§ **Recorded information**:
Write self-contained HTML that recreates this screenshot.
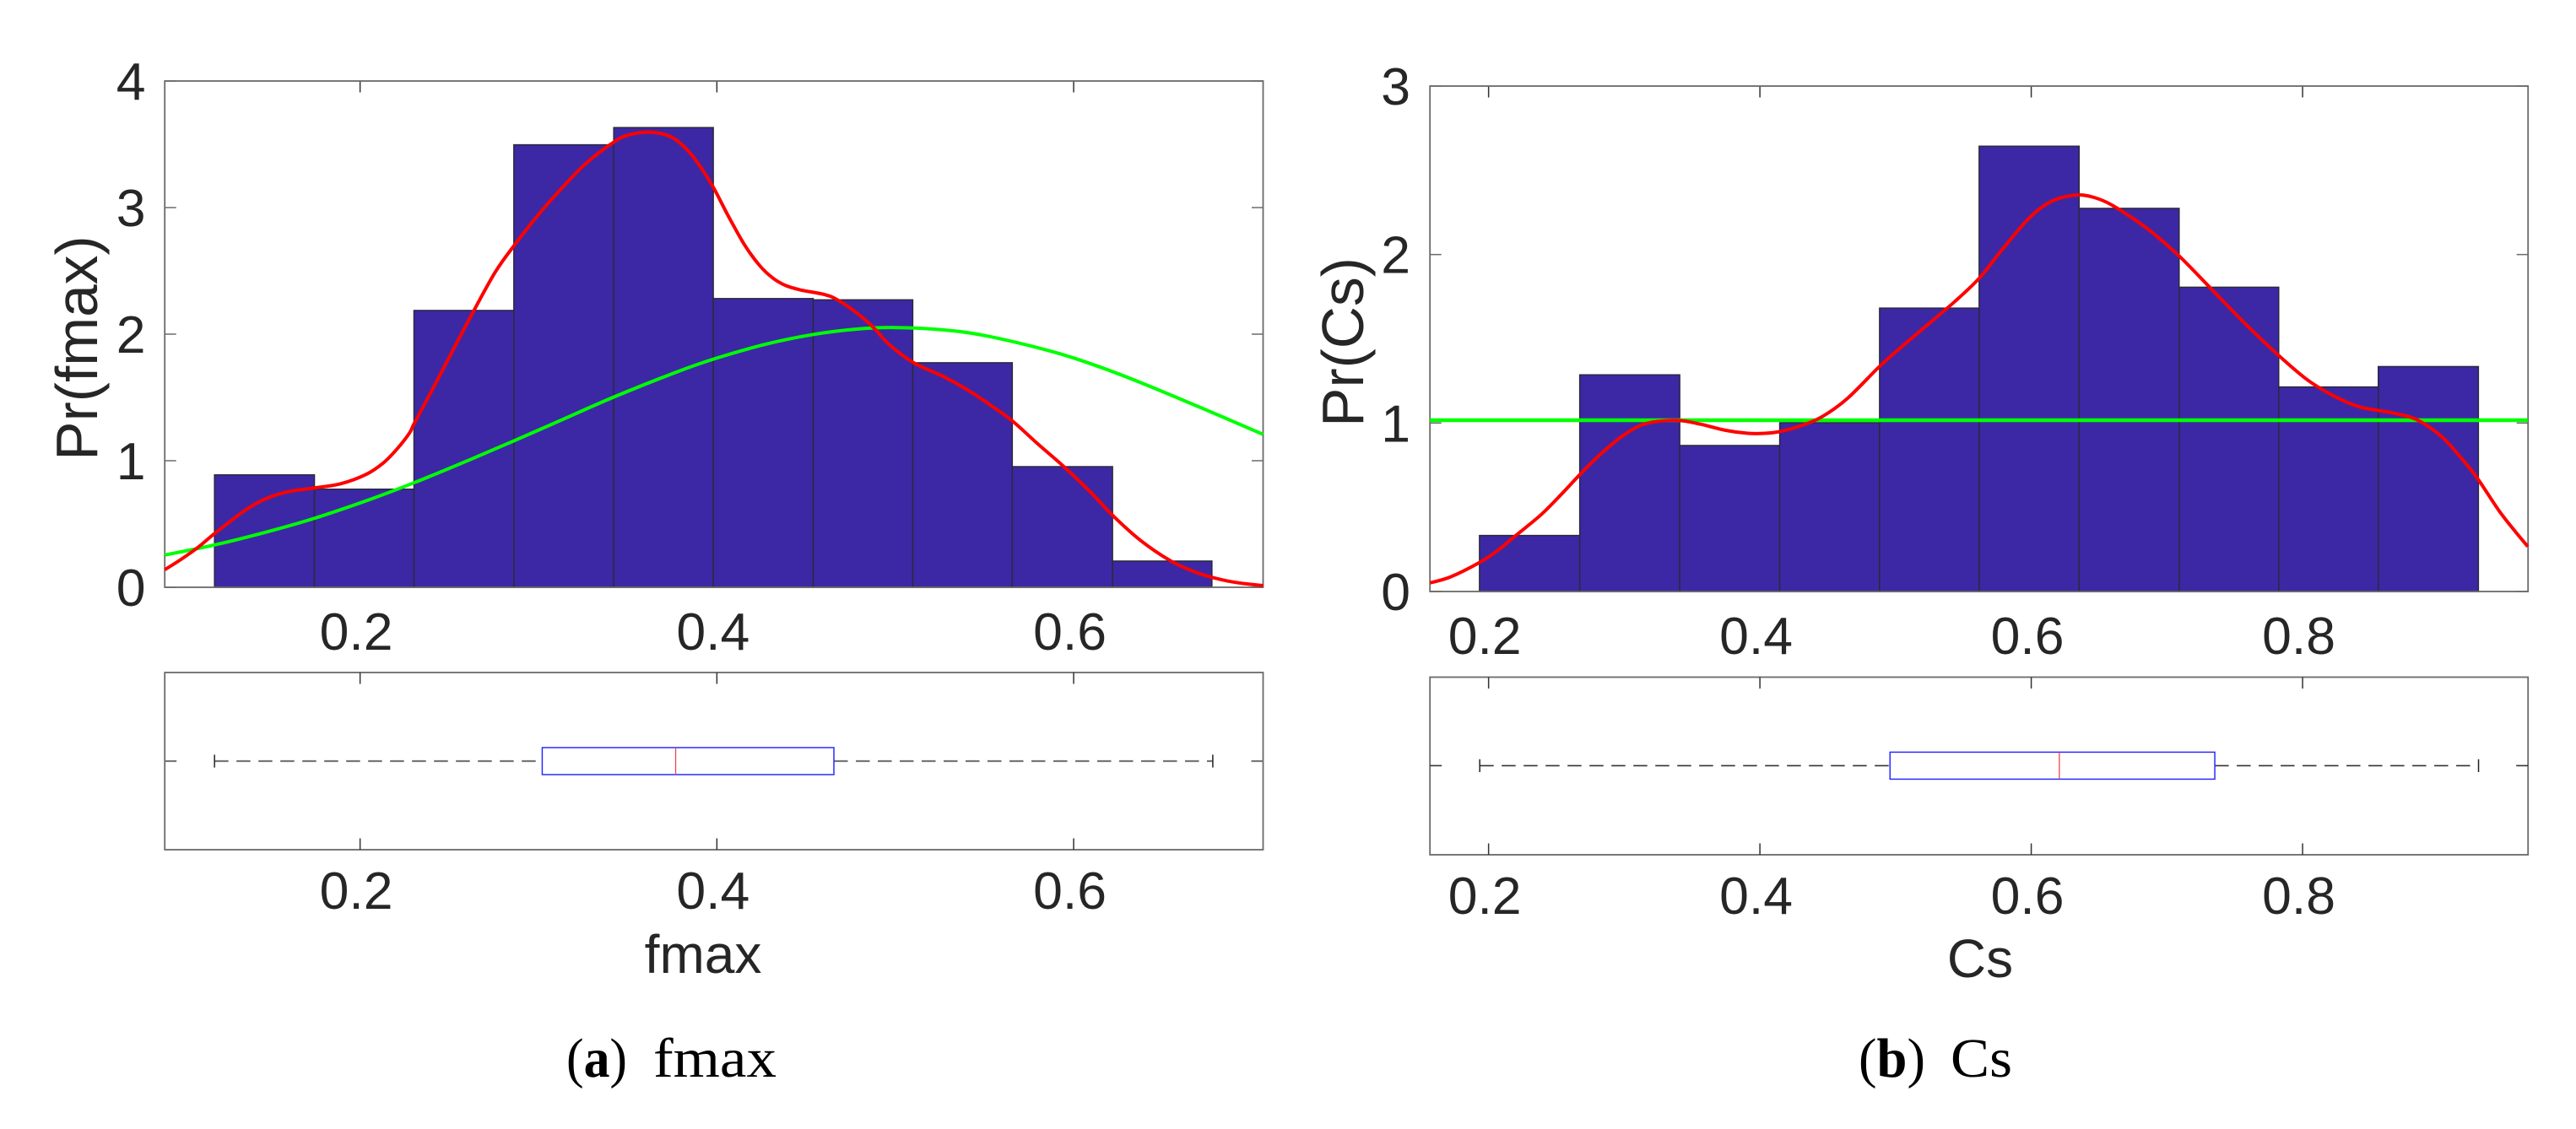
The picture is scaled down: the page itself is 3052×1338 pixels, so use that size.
<!DOCTYPE html>
<html lang="en">
<head>
<meta charset="utf-8">
<title>Distribution of fmax and Cs</title>
<style>
html,body{margin:0;padding:0;background:#fff;width:3052px;height:1338px;overflow:hidden}
svg{display:block}
.tick-label{font-family:"Liberation Sans",sans-serif;font-size:62.5px;fill:#262626}
.axis-title{font-family:"Liberation Sans",sans-serif;font-size:69.5px;fill:#262626}
.x-title{font-size:64px}
.caption{font-family:"Liberation Serif",serif;font-size:66px;fill:#000}
</style>
</head>
<body>
<svg id="figure" xmlns="http://www.w3.org/2000/svg" width="3052" height="1338" viewBox="0 0 3052 1338">
  <rect x="0" y="0" width="3052" height="1338" fill="#fff"/>
  <g id="panel-a"></g>
  <g id="panel-b"></g>
  <text class="axis-title" transform="translate(115 412.5) rotate(-90)" text-anchor="middle">Pr(fmax)</text>
  <text class="axis-title" transform="translate(1615 405.5) rotate(-90)" text-anchor="middle">Pr(Cs)</text>
  <text class="axis-title x-title" x="833" y="1153" text-anchor="middle">fmax</text>
  <text class="axis-title x-title" x="2346" y="1158" text-anchor="middle">Cs</text>
  <text class="caption" x="671" y="1276" textLength="72" lengthAdjust="spacingAndGlyphs">(<tspan font-weight="bold">a</tspan>)</text>
  <text class="caption" x="774" y="1276" textLength="146" lengthAdjust="spacingAndGlyphs">fmax</text>
  <text class="caption" x="2202" y="1276" textLength="79" lengthAdjust="spacingAndGlyphs">(<tspan font-weight="bold">b</tspan>)</text>
  <text class="caption" x="2311" y="1276" textLength="73" lengthAdjust="spacingAndGlyphs">Cs</text>
</svg>
<script>
// ---- fmax panel data ----
const fmaxBinEdges = [0.1184,0.1744,0.2302,0.2862,0.3422,0.3980,0.4540,0.5098,0.5656,0.6218,0.6775];
const fmaxDensity = [0.888,0.775,2.187,3.496,3.632,2.281,2.271,1.774,0.953,0.207];
const fmaxKdeX = [0.0905,0.0996,0.1093,0.1189,0.1358,0.1479,0.16,0.1744,0.1889,0.2034,0.213,0.2203,0.2275,0.2304,0.2396,0.2516,0.2637,0.2758,0.2864,0.2999,0.312,0.3264,0.3424,0.3506,0.3626,0.3735,0.3807,0.3879,0.3976,0.406,0.4157,0.4241,0.4314,0.4386,0.447,0.4603,0.4676,0.4784,0.4881,0.4965,0.5103,0.5267,0.5412,0.5532,0.5658,0.5798,0.5943,0.6087,0.6223,0.6377,0.6546,0.669,0.6835,0.6956,0.7062];
const fmaxKdeY = [0.139,0.22,0.317,0.43,0.611,0.704,0.756,0.785,0.817,0.892,0.982,1.086,1.215,1.296,1.538,1.861,2.184,2.491,2.701,2.943,3.137,3.347,3.519,3.574,3.596,3.564,3.493,3.38,3.17,2.944,2.701,2.54,2.443,2.384,2.349,2.313,2.271,2.168,2.048,1.919,1.774,1.667,1.554,1.441,1.312,1.134,0.956,0.763,0.562,0.368,0.207,0.116,0.058,0.029,0.013];
const fmaxNormalX = [0.0905,0.1189,0.1479,0.1744,0.2034,0.2304,0.2589,0.2864,0.312,0.3424,0.3767,0.3988,0.4278,0.4543,0.4784,0.5001,0.5267,0.5508,0.587,0.6112,0.6353,0.6715,0.7062];
const fmaxNormalY = [0.255,0.336,0.438,0.545,0.683,0.827,0.992,1.158,1.316,1.504,1.697,1.806,1.922,1.998,2.04,2.052,2.034,1.987,1.866,1.758,1.63,1.418,1.208];
const fmaxXTicks = [0.2,0.4,0.6];
const fmaxXTickLabels = ['0.2','0.4','0.6'];
const fmaxYTicks = [0,1,2,3,4];
const fmaxYTickLabels = ['0','1','2','3','4'];
const fmaxBoxStats = [0.1184,0.3021,0.3769,0.4656,0.678];

// ---- Cs panel data ----
const csBinEdges = [0.1933,0.2672,0.3409,0.4146,0.4882,0.5616,0.6353,0.7090,0.7824,0.8558,0.9296];
const csDensity = [0.3325,1.286,0.8665,1.002,1.682,2.643,2.274,1.806,1.214,1.335];
const csKdeX = [0.1568,0.1721,0.1933,0.207,0.2197,0.2387,0.2546,0.2673,0.2832,0.2991,0.3117,0.3244,0.341,0.3562,0.3752,0.3911,0.4038,0.4146,0.4292,0.4451,0.4641,0.4883,0.5054,0.5213,0.5435,0.5616,0.5785,0.5964,0.6083,0.6203,0.6352,0.6471,0.659,0.6769,0.6918,0.7088,0.7246,0.7425,0.7604,0.7821,0.8021,0.817,0.8319,0.8438,0.8554,0.8706,0.8855,0.9034,0.9183,0.929,0.9451,0.957,0.966];
const csKdeY = [0.051,0.087,0.172,0.245,0.33,0.456,0.585,0.694,0.82,0.925,0.985,1.01,1.015,0.993,0.956,0.939,0.939,0.949,0.981,1.034,1.143,1.337,1.459,1.568,1.72,1.859,2.029,2.199,2.284,2.333,2.354,2.337,2.296,2.204,2.114,1.993,1.864,1.714,1.568,1.403,1.265,1.187,1.126,1.092,1.075,1.053,1.015,0.913,0.779,0.67,0.476,0.354,0.267];
const csNormalX = [0.1568,0.35,0.55,0.75,0.966];
const csNormalY = [1.017,1.017,1.017,1.017,1.017];
const csXTicks = [0.2,0.4,0.6,0.8];
const csXTickLabels = ['0.2','0.4','0.6','0.8'];
const csYTicks = [0,1,2,3];
const csYTickLabels = ['0','1','2','3'];
const csBoxStats = [0.1935,0.4959,0.6207,0.7353,0.9297];

const NS = 'http://www.w3.org/2000/svg';
function mk(parent, tag, props) {
  const el = document.createElementNS(NS, tag);
  for (const k in props) el.setAttribute(k, props[k]);
  parent.appendChild(el);
  return el;
}
function linear(d0, d1, r0, r1) {
  return v => r0 + (v - d0) / (d1 - d0) * (r1 - r0);
}
function smoothPath(xs, ys, sx, sy) {
  const p = xs.map((x, i) => [sx(x), sy(ys[i])]);
  let d = 'M' + p[0][0].toFixed(2) + ' ' + p[0][1].toFixed(2);
  for (let i = 0; i < p.length - 1; i++) {
    const a = p[Math.max(i - 1, 0)], b = p[i], c = p[i + 1], e = p[Math.min(i + 2, p.length - 1)];
    const c1x = b[0] + (c[0] - a[0]) / 6, c1y = b[1] + (c[1] - a[1]) / 6;
    const c2x = c[0] - (e[0] - b[0]) / 6, c2y = c[1] - (e[1] - b[1]) / 6;
    d += 'C' + [c1x, c1y, c2x, c2y, c[0], c[1]].map(n => n.toFixed(2)).join(' ');
  }
  return d;
}

function drawPanel(root, cfg) {
  const sx = linear(cfg.xMin, cfg.xMax, cfg.left, cfg.right);
  const sy = linear(cfg.yTicks[0], cfg.yTicks[cfg.yTicks.length - 1], cfg.histBottom, cfg.histTop);
  const tickLen = 13.5;
  const axisColor = '#6a6a6a';

  // histogram axis background ticks
  cfg.xTicks.forEach((t, i) => {
    const x = sx(t);
    const top = mk(root, 'line', {x1: x, x2: x, y1: cfg.histTop, y2: cfg.histTop + tickLen, stroke: '#333', 'stroke-width': 1.5});
    
    
    const bot = mk(root, 'line', {x1: x, x2: x, y1: cfg.histBottom, y2: cfg.histBottom - tickLen, stroke: '#333', 'stroke-width': 1.5});
    
    
    const label = mk(root, 'text', {x: x - 4.5, y: cfg.histLabelY, 'text-anchor': 'middle', class: 'tick-label'});
    label.textContent = cfg.xTickLabels[i];
    
    
  });
  cfg.yTicks.forEach((t, i) => {
    const y = sy(t);
    const lft = mk(root, 'line', {x1: cfg.left, x2: cfg.left + tickLen, y1: y, y2: y, stroke: axisColor, 'stroke-width': 1.5});
    
    
    const rgt = mk(root, 'line', {x1: cfg.right, x2: cfg.right - tickLen, y1: y, y2: y, stroke: axisColor, 'stroke-width': 1.5});
    
    
    const label = mk(root, 'text', {x: cfg.yLabelX, y: y + 22, 'text-anchor': 'end', class: 'tick-label'});
    label.textContent = cfg.yTickLabels[i];
    
    
  });

  // histogram bars
  cfg.density.forEach((v, i) => {
    const x0 = sx(cfg.edges[i]), x1 = sx(cfg.edges[i + 1]), y = sy(v);
    const bar = mk(root, 'rect', {x: x0, y: y, width: x1 - x0, height: sy(0) - y, fill: '#3c28a5', stroke: '#2a2a3a', 'stroke-width': 1.5});
    
    
  });

  // histogram frame
  const frame = mk(root, 'rect', {x: cfg.left, y: cfg.histTop, width: cfg.right - cfg.left, height: cfg.histBottom - cfg.histTop, fill: 'none', stroke: axisColor, 'stroke-width': 1.8});
  
  

  // curves
  const normal = mk(root, 'path', {d: smoothPath(cfg.normalX, cfg.normalY, sx, sy), fill: 'none', stroke: '#00ff00', 'stroke-width': cfg.normalWidth});
  
  
  const kde = mk(root, 'path', {d: smoothPath(cfg.kdeX, cfg.kdeY, sx, sy), fill: 'none', stroke: '#ff0000', 'stroke-width': 4});
  
  

  // box plot axes
  const bf = mk(root, 'rect', {x: cfg.left, y: cfg.boxTop, width: cfg.right - cfg.left, height: cfg.boxBottom - cfg.boxTop, fill: 'none', stroke: axisColor, 'stroke-width': 1.8});
  
  
  cfg.xTicks.forEach((t, i) => {
    const x = sx(t);
    const top = mk(root, 'line', {x1: x, x2: x, y1: cfg.boxTop, y2: cfg.boxTop + tickLen, stroke: '#333', 'stroke-width': 1.5});
    
    
    const bot = mk(root, 'line', {x1: x, x2: x, y1: cfg.boxBottom, y2: cfg.boxBottom - tickLen, stroke: '#333', 'stroke-width': 1.5});
    
    
    const label = mk(root, 'text', {x: x - 4.5, y: cfg.boxLabelY, 'text-anchor': 'middle', class: 'tick-label'});
    label.textContent = cfg.xTickLabels[i];
    
    
  });

  // box plot marks
  const [lo, q1, med, q3, hi] = cfg.box;
  const cy = cfg.boxMid;
  const dashStyle = {stroke: cfg.dashColor, 'stroke-width': cfg.dashWidth, 'stroke-dasharray': '16.5 9.5', fill: 'none'};
  const wl = mk(root, 'line', Object.assign({x1: sx(lo), x2: sx(q1), y1: cy, y2: cy}, dashStyle));
  
  
  const wh = mk(root, 'line', Object.assign({x1: sx(q3), x2: sx(hi), y1: cy, y2: cy}, dashStyle));
  
  
  const sl = mk(root, 'line', {x1: cfg.left, x2: cfg.left + 14, y1: cy, y2: cy, stroke: cfg.dashColor, 'stroke-width': cfg.dashWidth});
  
  
  const sr = mk(root, 'line', {x1: cfg.right - 14, x2: cfg.right, y1: cy, y2: cy, stroke: cfg.dashColor, 'stroke-width': cfg.dashWidth});
  
  
  const cl = mk(root, 'line', {x1: sx(lo), x2: sx(lo), y1: cy - 7.6, y2: cy + 7.6, stroke: '#222', 'stroke-width': 1.5});
  
  
  const ch = mk(root, 'line', {x1: sx(hi), x2: sx(hi), y1: cy - 7.6, y2: cy + 7.6, stroke: '#222', 'stroke-width': 1.5});
  
  
  const box = mk(root, 'rect', {x: sx(q1), y: cy - 16, width: sx(q3) - sx(q1), height: 32, fill: '#fff', stroke: '#2a2aff', 'stroke-width': 1.5});
  
  
  const ml = mk(root, 'line', {x1: sx(med), x2: sx(med), y1: cy - 16, y2: cy + 16, stroke: '#f0444c', 'stroke-width': 1.3});
  
  
}

drawPanel(document.getElementById('panel-a'), {
  left: 195.2, right: 1496.5, xMin: 0.0905, xMax: 0.7062,
  histTop: 96, histBottom: 696, boxTop: 797, boxBottom: 1007, boxMid: 902,
  histLabelY: 770, boxLabelY: 1077, yLabelX: 172.5,
  edges: fmaxBinEdges, density: fmaxDensity,
  kdeX: fmaxKdeX, kdeY: fmaxKdeY, normalX: fmaxNormalX, normalY: fmaxNormalY, normalWidth: 4,
  xTicks: fmaxXTicks, xTickLabels: fmaxXTickLabels, yTicks: fmaxYTicks, yTickLabels: fmaxYTickLabels,
  box: fmaxBoxStats, dashColor: '#777', dashWidth: 2.2
});
drawPanel(document.getElementById('panel-b'), {
  left: 1694.2, right: 2995.2, xMin: 0.1568, xMax: 0.9662,
  histTop: 102, histBottom: 701, boxTop: 802.5, boxBottom: 1013, boxMid: 907.4,
  histLabelY: 775, boxLabelY: 1083, yLabelX: 1671,
  edges: csBinEdges, density: csDensity,
  kdeX: csKdeX, kdeY: csKdeY, normalX: csNormalX, normalY: csNormalY, normalWidth: 4.5,
  xTicks: csXTicks, xTickLabels: csXTickLabels, yTicks: csYTicks, yTickLabels: csYTickLabels,
  box: csBoxStats, dashColor: '#333', dashWidth: 1.6
});
</script>
</body>
</html>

§ **What to work on**: How many lines in the listing contain "that"? Answer with the number alone.

§ **Written solution**: 2